Codemasters tends to fly under the racing radar these days, especially when compared to the big boys of the genre. The team has pumped out consistent if unremarkable racers in recent years, with the F1 games probably being the best of that bunch. GRID sits somewhere in there, and the 2019 series reboot provided a decent platform for the team to build on. However, GRID Legends falls a little bit flat, mostly because it does very little to improve 2019's solid foundations.
What Legends does add is a story mode, which does a decent job at contextualizing races. Sure, the FMV acting ain't gonna win any prizes, but I actually enjoyed the addition of story mode. It essentially pits you, a rookie driver, onto a new racing team, with the aim to work your way up and take down the biggest team in town.

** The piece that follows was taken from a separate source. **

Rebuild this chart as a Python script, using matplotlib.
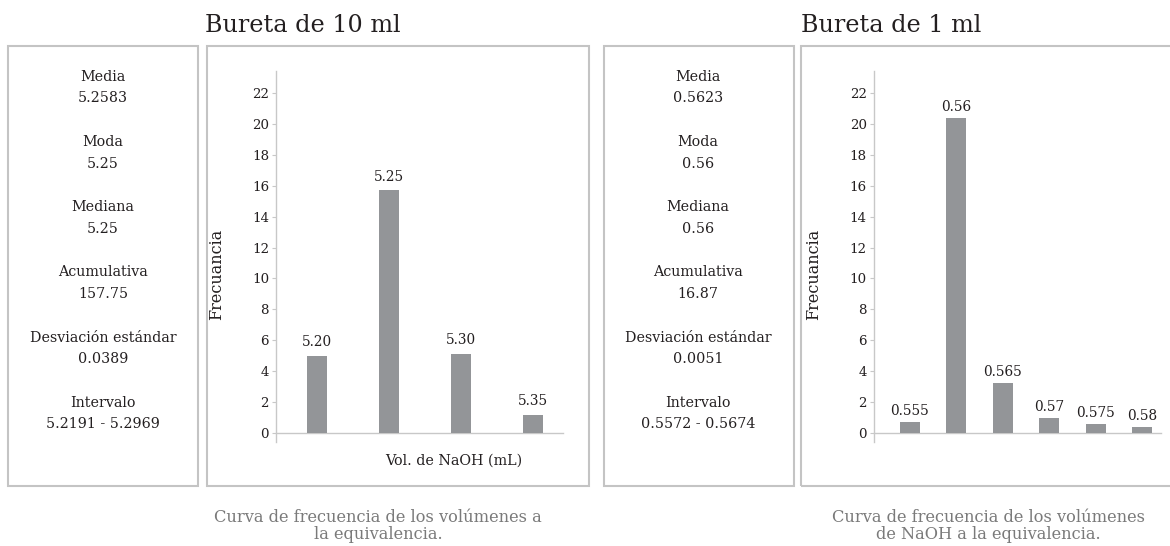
import matplotlib
matplotlib.use("Agg")
from matplotlib import pyplot as plt
from matplotlib.patches import Rectangle

# data
titles = ["Bureta de 10 ml", "Bureta de 1 ml"]
cats_10 = ["5.20", "5.25", "5.30", "5.35"]
freq_10 = [5.0, 15.7, 5.1, 1.15]
cats_1 = ["0.555", "0.56", "0.565", "0.57", "0.575", "0.58"]
freq_1 = [0.7, 20.4, 3.2, 0.95, 0.55, 0.35]
y_ticks = [0, 2, 4, 6, 8, 10, 12, 14, 16, 18, 20, 22]

stat_names = ["Media", "Moda", "Mediana", "Acumulativa",
              "Desviación estándar", "Intervalo"]
stats_10 = ["5.2583", "5.25", "5.25", "157.75", "0.0389", "5.2191 - 5.2969"]
stats_1 = ["0.5623", "0.56", "0.56", "16.87", "0.0051", "0.5572 - 0.5674"]

captions = ["Curva de frecuencia de los volúmenes a\nla equivalencia.",
            "Curva de frecuencia de los volúmenes\nde NaOH a la equivalencia."]

W, H = 1170, 546
TXT = "#231f20"
BAR = "#939598"
AXC = "#c8c8c8"
BOX = "#c4c4c4"

plt.rcParams["font.family"] = ["DejaVu Serif"]

fig = plt.figure(figsize=(W / 100, H / 100), dpi=100)


def fx(px):
    return px / W


def fy(py):
    return 1 - py / H


def box(x0, x1, y0=46, y1=485.5):
    fig.add_artist(Rectangle((fx(x0), fy(y1)), fx(x1) - fx(x0), fy(y0) - fy(y1),
                             transform=fig.transFigure, fill=False,
                             edgecolor=BOX, linewidth=1.5))


def stats_panel(xc, values):
    for i, (name, val) in enumerate(zip(stat_names, values)):
        y = 76.7 + 65.2 * i
        fig.text(fx(xc), fy(y), name, ha="center", va="center",
                 fontsize=10.3, color=TXT)
        fig.text(fx(xc), fy(y + 21.7), val, ha="center", va="center",
                 fontsize=10.3, color=TXT)


def bar_chart(left, right, cats, freq, xlim, label_off):
    ax = fig.add_axes([fx(left), fy(441.7), fx(right) - fx(left),
                       fy(71) - fy(441.7)])
    pos = list(range(len(cats)))
    ax.bar(pos, freq, width=20 / ((right - left) / (xlim[1] - xlim[0])),
           color=BAR, zorder=3)
    for p, c, v in zip(pos, cats, freq):
        ax.annotate(c, (p, v), xytext=(0, label_off), textcoords="offset points",
                    ha="center", va="bottom", fontsize=9.8, color=TXT)
    ax.set_xlim(*xlim)
    ax.set_ylim(-0.58, 23.44)
    ax.set_yticks(y_ticks)
    ax.set_xticks([])
    for s in ["top", "right"]:
        ax.spines[s].set_visible(False)
    ax.spines["bottom"].set_position(("data", 0))
    ax.spines["left"].set_color(AXC)
    ax.spines["bottom"].set_color(AXC)
    ax.spines["left"].set_linewidth(1.0)
    ax.spines["bottom"].set_linewidth(1.0)
    ax.tick_params(axis="y", length=3, color=AXC, labelsize=9.6,
                   labelcolor=TXT, pad=2)
    ax.set_ylabel("Frecuancia", fontsize=11.5, color=TXT)
    ax.yaxis.set_label_coords(-0.178, 0.452)
    ax.patch.set_alpha(0)
    return ax


# left panel: 10 ml burette
box(8, 198)
box(207, 589)
stats_panel(103, stats_10)
bar_chart(276, 562.7, cats_10, freq_10, (-0.57, 3.41), 5)
fig.text(fx(454), fy(461), "Vol. de NaOH (mL)", ha="center", va="center",
         fontsize=10.3, color=TXT)
fig.text(fx(303), fy(26), titles[0], ha="center", va="center",
         fontsize=17.2, color=TXT)
fig.text(fx(378), fy(526), captions[0], ha="center", va="center",
         fontsize=11.7, color="#7a7a7a", linespacing=1.05)

# right panel: 1 ml burette
box(603.5, 793.5)
box(801, 1180)
stats_panel(698, stats_1)
bar_chart(873.7, 1161, cats_1, freq_1, (-0.78, 5.41), 3)
fig.text(fx(891), fy(26), titles[1], ha="center", va="center",
         fontsize=17.2, color=TXT)
fig.text(fx(988), fy(526), captions[1], ha="center", va="center",
         fontsize=11.7, color="#7a7a7a", linespacing=1.05)

fig.savefig("out.png", dpi=100)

Between races you'll hear about team plans, grid rivalries and even racer injuries and how they'll affect the season. None of it has much of an impact on the track mind, but it does keep you plugging away, race after race, until you complete the story.
Speaking of on the track, GRID is quick to throw you in the action. If you do opt for story mode first, you don't have to worry about your garage, as each event will provide you a suitable vehicle. Most of these are road cars modified for track use, although you'll occasionally take the wheel of Formula E cars and whack off trucks.
If you played GRID's 2019 reboot, the racing here is pretty much identical. If you didn't, this is an arcade racer through and through. We recommend toning down the assists a little (we knocked things like traction and stability control down from 5 to 3), but even then, this is a forgiving racer. You'll be able to chuck pretty much any vehicle round a corner at high speeds, and as long as you don't mash the accelerator while on the apex, you'll handle things just fine.
If you move over from story mode to 'career' mode, this plays out like the bulk of 2019's single player. There's a list of events, from rookie level to The Gauntlet, that use a variety of different vehicles across the game's mostly-city locations. It kind of works like a free-play mode but the game decides certain racing parameters, and there isn't too much incentive to keep going here. It adds 'the grind' if you just want to keep on trucking, but it's all pretty repetitive.
Talking of locations, GRID Legends does build out the 2019 reboot's paltry levels of track variety. There are a bunch of new locations this time out, with Dubai and London the standouts for new cities. We'd still like even more variety, but this is a massive improvement over the last game, and it makes longer play sessions a lot more enjoyable.
Sadly, event variety isn't quite as good. There are a few standouts, particularly elimination modes and some events that throw in speed boosts and ramps, but most of GRID Legends feels like the same circuit race over and over. We'd have loved to see the likes of speed boosts and ramps feature more, particularly in the story mode, but they're relegated to just a few events throughout the campaign.
There is a new 'Race Creator' mode featured too, but it's little more than your standard free play racing mode. The only real difference is you can pin four custom race setups to your main menu, ready to quick boot at any time. What's frustrating here is speed boosts are a Race Creator option, but you can only use them with electric vehicle events. That's a real missed opportunity to be able to create more 'fun' race setups with NOS-like boosts.
One thing we have to touch on, is difficulty. We played through the story mode on normal, and even though we toned down some of the driving assists, it was incredibly easy. You get a bit of fightback if you're aggressive enough to turn a fellow racer into your 'nemesis', but otherwise, the AI is happy to let you blitz past. There are higher difficulty modes which we dabbled with after finishing the story and they do provide a bit more challenge, so if you're a big racing game player, maybe opt for hard from the get-go.
If you do opt for a harder difficulty, you might want to check out the 'Team' tab on the main menu. Here, alongside visual customisation, there are a few skill tree-like options to give your team in-race bonuses, like better wet weather grip, extra speed boost duration and more. It's a bit hidden away, and not really necessary on normal difficulty, but the bonuses are a help nonetheless.
Multiplayer might also provide a bit more challenge, but pre-launch, the servers were obviously quiet. We'd expect that to pick up once the game is out in the wild though, and with an audience, MP could be good fun. GRID Legends features just the right amount of arcadey action that would lend itself really well to group online sessions with your mates, or randoms of course.
Performance wise, the Xbox Series X version is really solid. It's one of those titles that defaults to 120hz mode if you have that as your main display setting, so we played the game with that extra fluidity. We did revert things to 60hz as a test, but we could tell no real difference visually, so 120 it is. If you are running at 60, there's very little to tell Legends apart from its predecessor, and we do think it's about time Codemasters upgraded its engine for a new generation.
Overall, GRID Legends feels like a bit of a missed opportunity. Its on-track racing is really good fun, and with the right AI and event tweaks, and a little more content, it'd be a really solid sequel to GRID 2019. As it stands, it feels very safe and lacks the personality to really stand on its own amongst the competition. It gets real close to mimicking what PGR did so well all those years ago, but something's missing. Sparks often fly out on the track, but Legends doesn't quite have the spark to make its arcade action stick.